Summer 2025 Cultural Curator Internship
Cultural Curator Interns (CCI) work with CFH staff to research and create reports and museum displays on the history and social meanings of China Folk House, its original site in Yunnan and its new home in Appalachia. In addition to research projects, CCI also help coordinate teams of high school students doing hands-on projects on regenerative agriculture, alternative energy, and traditional sustainable architecture.
Key Responsibilities
Tasks will include but are not limited to:
-
Supporting the CFH mission to provide experiential learning opportunities for high school students. CCI will help coordinate and supervise students in the program and share their research projects in workshops and presentations.
-
Participating in hands-on projects: gardening, landscaping, cooking, wood joinery, masonry, hempcrete, earth building, solar installations, water testing, wetland restoration, reforestation. No prior experience or skills are necessary.
-
Researching the traditional practices, material culture, and historical transformations underlying the physical structures of CFH and producing written and multimedia reports for museum displays and online exhibitions. Some work may be completed off site, and the 2025 internship includes the option of field research in Yunnan.
Qualifications
-
Undergraduate studies or degree in a relevant field (Anthropology, Architecture, East Asian Studies, History, Museum Studies) or experience doing independent research..
-
Ability to multi-task, prioritize, work collaboratively, and be flexible.
-
Demonstrated initiative and problem-solving skills.
Location
The internship will primarily be onsite at the China Folk House in rural Harpers Ferry, WV. Some work may be completed remotely, in consultation with the program supervisor. In 2025, the internship includes the option of travel to China (July 5 – August 4) for field research.
Term
Nine weeks (depending on candidate availability) June 2 – August 4. Note that this is a full-time on-site resident program from June 7 to June 29, with the expectation that interns will participate in formal and informal program activities onsite. From July 5 to August 4 CCI interns will have the option to complete their work with field research in Yunnan China.
Compensation
This internship covers all living expenses onsite in West Virginia but does not provide a stipend or travel expenses on the field research in China. Students are encouraged to seek academic credit or funding through their college/university and CFHR will ensure that all paperwork needed to secure academic credit is completed.
Application Materials
Interested applicants should email a cover letter explaining their interest and experience, and current c.v. to: chinafolkhouse@gmail.com subject heading “Cultural Curator internship”

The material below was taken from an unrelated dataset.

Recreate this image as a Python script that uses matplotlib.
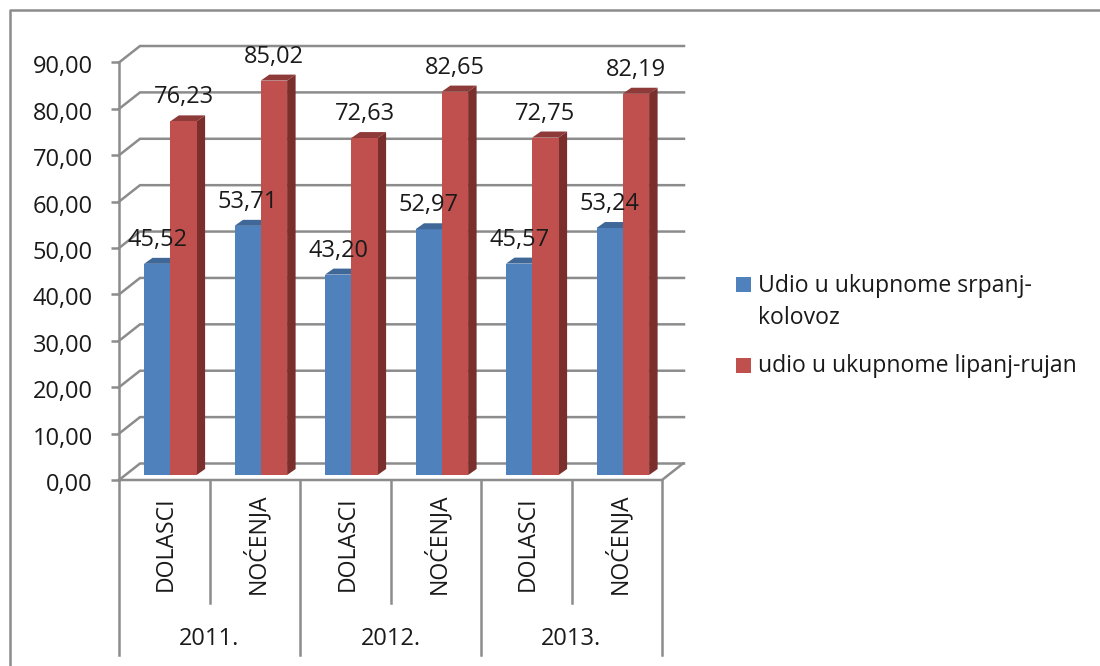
"""3D-look bar chart of tourism shares, drawn on a plain 2D axes."""

import matplotlib.patches as mpatches
import matplotlib.pyplot as plt
import matplotlib.transforms as mtransforms
import numpy as np

# ── Data ─────────────────────────────────────────────────────────────────

CATEGORIES = ["DOLASCI", "NOĆENJA", "DOLASCI", "NOĆENJA", "DOLASCI", "NOĆENJA"]
YEARS = ["2011.", "2012.", "2013."]
SERIES_NAMES = ["Udio u ukupnome srpanj-", "kolovoz", "udio u ukupnome lipanj-rujan"]
SHARE_JUL_AUG = [45.52, 53.71, 43.20, 52.97, 45.57, 53.24]
SHARE_JUN_SEP = [76.23, 85.02, 72.63, 82.65, 72.75, 82.19]
Y_TICKS = [0, 10, 20, 30, 40, 50, 60, 70, 80, 90]

# ── Visual settings ──────────────────────────────────────────────────────

GRID_COLOR = "#8c8c8c"
TEXT_COLOR = "#1a1a1a"
BLUE = "#4f81bd"
BLUE_TOP = "#3f6797"
RED = "#c0504d"
RED_SIDE = "#7a2f2d"
RED_TOP = "#8e3a38"
LINE_W = 1.8
FONT = "Open Sans"
FONT_SIZE = 17
LEGEND_SIZE = 16.6

# axes box in pixels
LEFT, RIGHT, BOTTOM, TOP = 119, 662, 480, 62.5
PX_X = (RIGHT - LEFT) / len(CATEGORIES)
PX_Y = (BOTTOM - TOP) / 90

plt.rcParams["font.family"] = [FONT, "DejaVu Sans"]


def dx(px):
    return px / PX_X


def dy(px):
    return px / PX_Y


def fig_xy(px, py):
    """Picture pixels (origin top left) to figure fractions."""
    return px / 1100, (666 - py) / 666


# ── Drawing ──────────────────────────────────────────────────────────────

fig = plt.figure(figsize=(11, 6.66), dpi=100)
ax = fig.add_axes([LEFT / 1100, (666 - BOTTOM) / 666, (RIGHT - LEFT) / 1100, (BOTTOM - TOP) / 666])
ax.set_xlim(0, len(CATEGORIES))
ax.set_ylim(0, 90)
ax.patch.set_visible(False)
for name in ["top", "right", "bottom"]:
    ax.spines[name].set_visible(False)
ax.spines["left"].set_color(GRID_COLOR)
ax.spines["left"].set_linewidth(LINE_W)

ax.set_yticks(Y_TICKS)
ax.set_yticklabels([f"{t:.2f}".replace(".", ",") for t in Y_TICKS], fontsize=FONT_SIZE, color=TEXT_COLOR)
ax.tick_params(axis="y", length=5.8, width=LINE_W, color=GRID_COLOR, pad=13)
ax.set_xticks([])
nudge = mtransforms.ScaledTranslation(0, -2 / 100, fig.dpi_scale_trans)
for lbl in ax.get_yticklabels():
    lbl.set_transform(lbl.get_transform() + nudge)

# back wall and its diagonal links
depth_x, depth_y = dx(21), dy(16.5)
wall_end = len(CATEGORIES) + dx(22)
for t in Y_TICKS:
    ax.plot([0, depth_x, wall_end], [t, t + depth_y, t + depth_y], color=GRID_COLOR, lw=LINE_W,
            clip_on=False, zorder=1, solid_joinstyle="miter")

# floor front edge
ax.plot([0, len(CATEGORIES), len(CATEGORIES) + depth_x], [0, 0, depth_y], color=GRID_COLOR, lw=LINE_W,
        clip_on=False, zorder=1)

# bars
x = np.arange(len(CATEGORIES))
bar_w = dx(26.3)
first_bar = dx(25)
base = dy(5)
cap_x, cap_y = dx(8.5), dy(6)

ax.bar(x + first_bar, SHARE_JUL_AUG, bar_w, bottom=base, align="edge", color=BLUE, zorder=3, clip_on=False)
ax.bar(x + first_bar + bar_w, SHARE_JUN_SEP, bar_w, bottom=base, align="edge", color=RED, zorder=5, clip_on=False)

for left, val in zip(x + first_bar, SHARE_JUL_AUG):
    top = val + base
    ax.add_patch(mpatches.Polygon(
        [(left, top), (left + bar_w, top), (left + bar_w + cap_x, top + cap_y), (left + cap_x, top + cap_y)],
        closed=True, facecolor=BLUE_TOP, edgecolor="none", zorder=3, clip_on=False))

for left, val in zip(x + first_bar + bar_w, SHARE_JUN_SEP):
    top = val + base
    right = left + bar_w
    ax.add_patch(mpatches.Polygon(
        [(left, top), (right, top), (right + cap_x, top + cap_y), (left + cap_x, top + cap_y)],
        closed=True, facecolor=RED_TOP, edgecolor="none", zorder=4, clip_on=False))
    ax.add_patch(mpatches.Polygon(
        [(right, base), (right + cap_x, base + cap_y), (right + cap_x, top + cap_y), (right, top)],
        closed=True, facecolor=RED_SIDE, edgecolor="none", zorder=4, clip_on=False))

# value labels
for offset, values in [(first_bar + bar_w / 2, SHARE_JUL_AUG), (first_bar + bar_w * 1.5, SHARE_JUN_SEP)]:
    for xi, val in zip(x + offset, values):
        ax.annotate(f"{val:.2f}".replace(".", ","), (xi, val + base), xytext=(0, 24 * 0.72),
                    textcoords="offset points", ha="center", va="center", fontsize=FONT_SIZE,
                    color=TEXT_COLOR, zorder=6, annotation_clip=False)

# two level category axis below the plot
for i in range(len(CATEGORIES) + 1):
    low = dy(175) if i % 2 == 0 else dy(123)
    ax.plot([i, i], [0, -low], color=GRID_COLOR, lw=LINE_W, clip_on=False, zorder=1)

for i, name in enumerate(CATEGORIES):
    ax.text(i + 0.5 + dx(2), -dy(64), name, rotation=90, ha="center", va="center", fontsize=FONT_SIZE - 0.4,
            color=TEXT_COLOR, clip_on=False)
for i, year in enumerate(YEARS):
    ax.text(2 * i + 1, -dy(159), year, ha="center", va="center", fontsize=FONT_SIZE, color=TEXT_COLOR,
            clip_on=False)

# legend: swatch sits level with the first text line of its entry
for color, (sx, sy) in [(BLUE, (736, 292)), (RED, (736, 373))]:
    fig.add_artist(mpatches.Rectangle(fig_xy(sx, sy), 15 / 1100, 15 / 666, facecolor=color, edgecolor="none",
                                      transform=fig.transFigure))
for label, ty in zip(SERIES_NAMES, [286, 318, 366]):
    px, py = fig_xy(758, ty)
    fig.text(px, py, label, ha="left", va="center", fontsize=LEGEND_SIZE, color=TEXT_COLOR)

# outer frame, cut off at the right and bottom of the picture
fig.add_artist(plt.Line2D([9.5 / 1100, 9.5 / 1100, 1], [0, (666 - 9.5) / 666, (666 - 9.5) / 666],
                          color=GRID_COLOR, lw=LINE_W, transform=fig.transFigure))

fig.savefig("out.png", dpi=100)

China Folk House is an equal opportunity employer where an applicant's qualifications are considered without regard to race, color, religion, sex, national origin, age, disability, veteran status, genetic information, sexual orientation, gender identity or expression, or any other basis prohibited by law.
China Folk House Project Overview: 2019 - 2024
The China Folk House was initially researched and moved from China in the summer of 2017. After a year of planning and organizational partnership with the Friends Wilderness Center and West Virginia Timber Framer Guild, CFH began holding summer programs in 2019 for high school students to help in the reconstruction of the house. The 2019 program raised the timber frame of the house, and the 2020 program built the surrounding “hempcrete” walls. Students in the summer 2021 program raised the original kitchen building completing the “western wing” of the courtyard, and in 2022 the main building was completed along with a courtyard and organic vegetable garden. In 2023 students apprenticed with master carpenters from the Timber Framers Guild to raise Chinese-design bunkhouses, and in 2024 they worked with TFG to build a Tibetan-design electric building and kiosk, completed the ethnobotany garden with stone and rammed earth walls, did a courtyard mosaic, and installed an earthen floor in our welcome center. Students and community volunteers learned traditional and sustainable building techniques through hands-on work and encountered the many cultures and folkways of Yunnan through the material culture inscribed in the house itself.